Complicating matters were government-ordered business lockdowns that were crafted to help combat the spread of the deadly bug — but that also ushered in a brutal nosedive for economic activity in downtown San Jose.

“Over the last three years, downtown San Jose has largely gone silent,” White said. “A lot of cultural connections are missing.”

Adobe aims to do all that it can to help increase foot traffic in downtown San Jose, a rising tide that Adobe, city officials and business leaders hope will lift the collective fortunes of the urban core’s restaurants, shops, clubs, night spots, theaters, art galleries, museums, hotels and performance venues.

“The spirit of the downtown community has to be strengthened,” White said. “You need the activation that makes the downtown feel like it’s thriving.”

The tech titan and the San Jose Downtown Association have a long-time alliance aimed at helping activity in the city’s urban core.

“The San Jose Downtown Association and Adobe have been great partners for many years, sharing common goals to improve the vibrancy of the downtown,” said Alex Stettinski, the association’s chief executive officer.

The tech titan has appointed active members to the association’s board, donated creative cloud-based apps to student artists and deployed employee volunteers to the downtown, Stettinski added.

“Adobe’s commitment to creativity and innovation has made them an invaluable partner to The Tech Interactive over the years,” said Katrina Stevens, chief executive officer with The Tech. “Their latest investment in the next generation shows how much they value inspiring young people to be empowered problem solvers.”

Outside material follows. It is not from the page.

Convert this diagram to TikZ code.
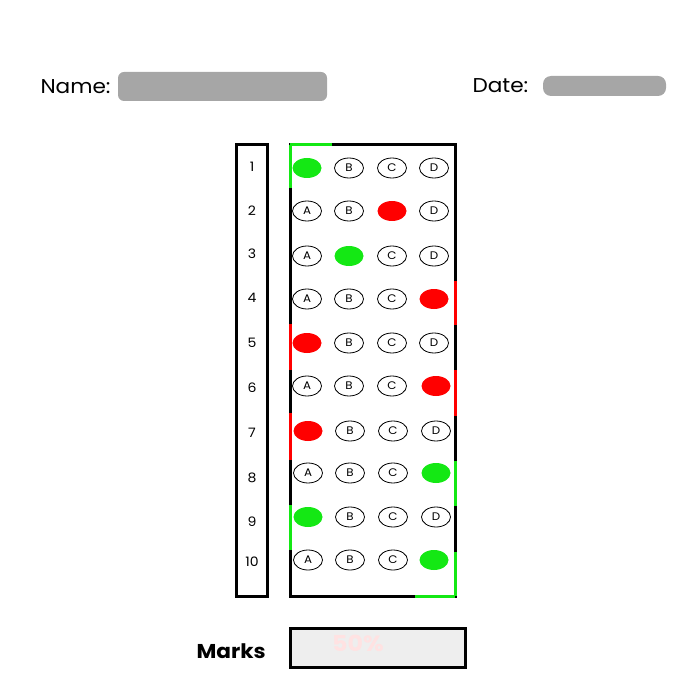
\documentclass[tikz,border=0pt]{standalone}
\usepackage{fontspec}
\setmainfont{Poppins}[FakeStretch=1.08]
\usetikzlibrary{shapes.geometric}
\definecolor{markgreen}{RGB}{20,232,20}
\definecolor{markred}{RGB}{255,0,0}
\definecolor{fieldgray}{RGB}{166,166,166}
\definecolor{markbg}{RGB}{238,238,238}
\definecolor{scorepink}{RGB}{255,226,226}
\tikzset{
  bubble/.style={ellipse, draw, line width=0.8pt, minimum width=29pt, minimum height=20pt, inner sep=0pt, font=\fontsize{11}{11}\selectfont},
  right/.style={bubble, fill=markgreen, draw=none},
  wrong/.style={bubble, fill=markred, draw=none},
  qnum/.style={font=\fontsize{13}{13}\selectfont},
  frame/.style={line width=3pt},
}
\begin{document}
\begin{tikzpicture}[x=1pt,y=-1pt]
\useasboundingbox (0,0) rectangle (700,700);
% header
\node[anchor=west, font=\fontsize{20}{20}\selectfont] (name) at (37,87) {Name:};
\fill[fieldgray, rounded corners=6pt] (118,72) rectangle (327,101);
\node[anchor=west, font=\fontsize{20}{20}\selectfont] (date) at (469,86) {Date:};
\fill[fieldgray, rounded corners=8pt] (543,76) rectangle (666,96);
% frames
\draw[frame] (236,145) rectangle (267,596);
\draw[frame] (290,145) rectangle (455,596);
% edge marks
\draw[frame, markgreen] (290,145) -- (332,145);
\draw[frame, markgreen] (290,145) -- (290,188);
\draw[frame, markred] (455,281) -- (455,325);
\draw[frame, markred] (290,324) -- (290,370);
\draw[frame, markred] (455,370) -- (455,416);
\draw[frame, markred] (290,413) -- (290,460);
\draw[frame, markgreen] (455,461) -- (455,506);
\draw[frame, markgreen] (290,505) -- (290,550);
\draw[frame, markgreen] (455,552) -- (455,596);
\draw[frame, markgreen] (415,596) -- (455,596);
% question numbers
\node[qnum] (n1) at (252,167) {1};
\node[qnum] (n2) at (252,211) {2};
\node[qnum] (n3) at (252,254) {3};
\node[qnum] (n4) at (252,298) {4};
\node[qnum] (n5) at (252,343) {5};
\node[qnum] (n6) at (252,388) {6};
\node[qnum] (n7) at (252,433) {7};
\node[qnum] (n8) at (252,478) {8};
\node[qnum] (n9) at (252,522) {9};
\node[qnum] (n10) at (252,562) {10};
% answers
\node[right] (q1a) at (307,168) {};
\node[bubble] (q1b) at (349,168) {B};
\node[bubble] (q1c) at (392,168) {C};
\node[bubble] (q1d) at (434,168) {D};
\node[bubble] (q2a) at (307,211) {A};
\node[bubble] (q2b) at (349,211) {B};
\node[wrong] (q2c) at (392,211) {};
\node[bubble] (q2d) at (434,211) {D};
\node[bubble] (q3a) at (307,256) {A};
\node[right] (q3b) at (349,256) {};
\node[bubble] (q3c) at (392,256) {C};
\node[bubble] (q3d) at (434,256) {D};
\node[bubble] (q4a) at (307,299) {A};
\node[bubble] (q4b) at (349,299) {B};
\node[bubble] (q4c) at (392,299) {C};
\node[wrong] (q4d) at (434,299) {};
\node[wrong] (q5a) at (307,343) {};
\node[bubble] (q5b) at (349,343) {B};
\node[bubble] (q5c) at (392,343) {C};
\node[bubble] (q5d) at (434,343) {D};
\node[bubble] (q6a) at (307,386) {A};
\node[bubble] (q6b) at (349,386) {B};
\node[bubble] (q6c) at (392,386) {C};
\node[wrong] (q6d) at (436,386) {};
\node[wrong] (q7a) at (308,431) {};
\node[bubble] (q7b) at (350,431) {B};
\node[bubble] (q7c) at (393,431) {C};
\node[bubble] (q7d) at (436,431) {D};
\node[bubble] (q8a) at (308,473) {A};
\node[bubble] (q8b) at (350,473) {B};
\node[bubble] (q8c) at (393,473) {C};
\node[right] (q8d) at (436,473) {};
\node[right] (q9a) at (308,517) {};
\node[bubble] (q9b) at (350,517) {B};
\node[bubble] (q9c) at (393,517) {C};
\node[bubble] (q9d) at (436,517) {D};
\node[bubble] (q10a) at (308,560) {A};
\node[bubble] (q10b) at (350,560) {B};
\node[bubble] (q10c) at (393,560) {C};
\node[right] (q10d) at (434,560) {};
% score
\node[anchor=west, font=\fontsize{20}{20}\selectfont\bfseries] (marks) at (193,651) {Marks};
\draw[frame, fill=markbg] (290,628) rectangle (465,667);
\node[font=\fontsize{22}{22}\selectfont\bfseries, text=scorepink] (score) at (358,643) {50\%};
\end{tikzpicture}
\end{document}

The company is also making a big push to bolster San Jose State University and the South Bay institution’s ability to produce talented tech engineers that are the lifeblood of the industry’s — and Adobe’s — future.

So far, Adobe has donated $2 million in grants to San Jose State. The donations from Adobe can be used at the university to fund scholarships, new campus facilities, social justice initiatives, professional development programs and faculty research collaborations.

“The grant from the Adobe Foundation supports new forms of pedagogy that help students create a sense of belonging at San Jose State, establishes educational practices that further close equity gaps for all of our students and embeds lifelong digital and creative literacy skills into their education,” said Vincent Del Casino, Jr., the university’s senior vice president for academic affairs.